We tweenagers for whom the twenties are the new teen years, the office is the new living room, blugged into our computer work machine-cum-games consoles, spending at no exaggeration one-third of our remunerated time discussing music and outside activities and gossip and the social obligations of the office, are truly the cosseted captives of capital accumulation in the centre. We don't reproduce capital so much through production, though we do with our highly over-valued creative skills, which are really just the recycling of tropes from this culture, and the processing of ones from outside it to create novelty; but we do by consuming as we produce, and by holding captive ourselves and each other, nullifying politicisation, neutralising citizenship and the demos and maintaining a useful swathe of inertia across our generation, among the voters of the capital of a leading imperialist country.
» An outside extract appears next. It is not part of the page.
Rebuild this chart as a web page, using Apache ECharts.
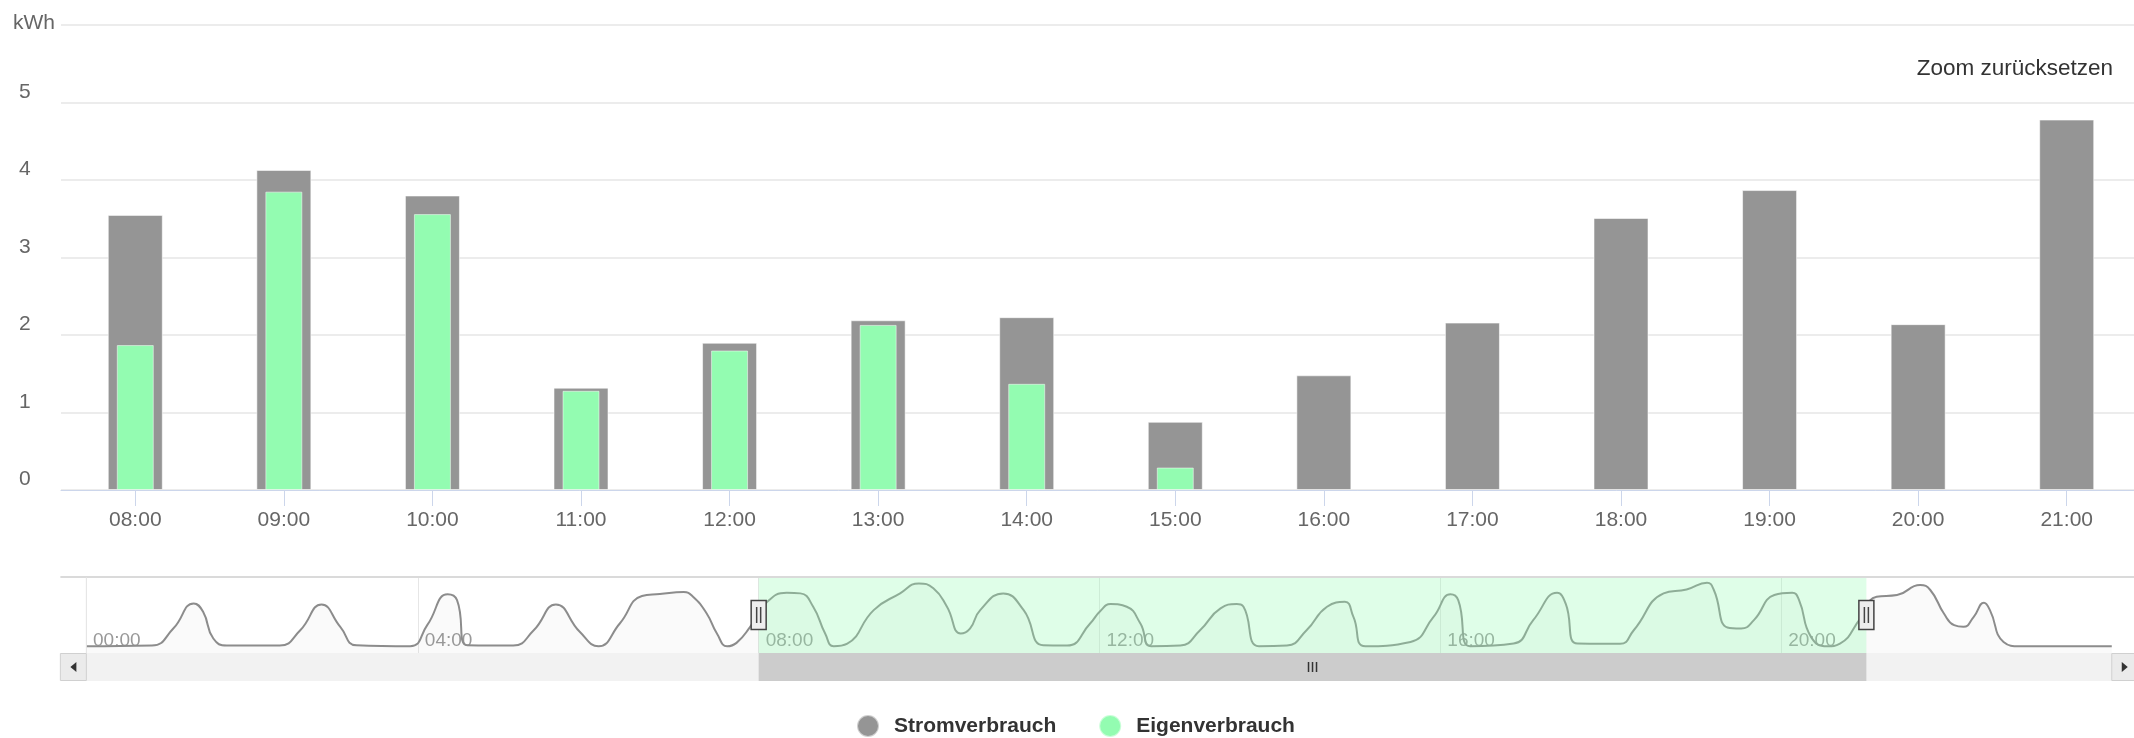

Our contribution is not the extraction of resources from or exploitation of people in the South (that duty falls to our peers in the primary industries), but the anaemification of politics in the electorates of the north, by replacing awareness with commodified memes, which we can wear on t-shirts and in our heads.

An addendum - I was also in Brick Lane, in the east end, yesterday - a more promising area, of communities with roots and action and groups, where Asian Muslim and white subcultures intersect and encounter each other usually with acceptance, and putatively a locus of a creative if not political alternative - but every shop, every offering involved only either wonderful earthy lunches (homemade pies, salt beef bagels, organic burgers), or, more significantly, consumption of images - fashion shops and 'galleries' and photobook shops abound; I saw one outlet where one could reasonably expect to be able to buy a book about politics or history, and none where one could borrow one, in the entire area of hundreds of shops.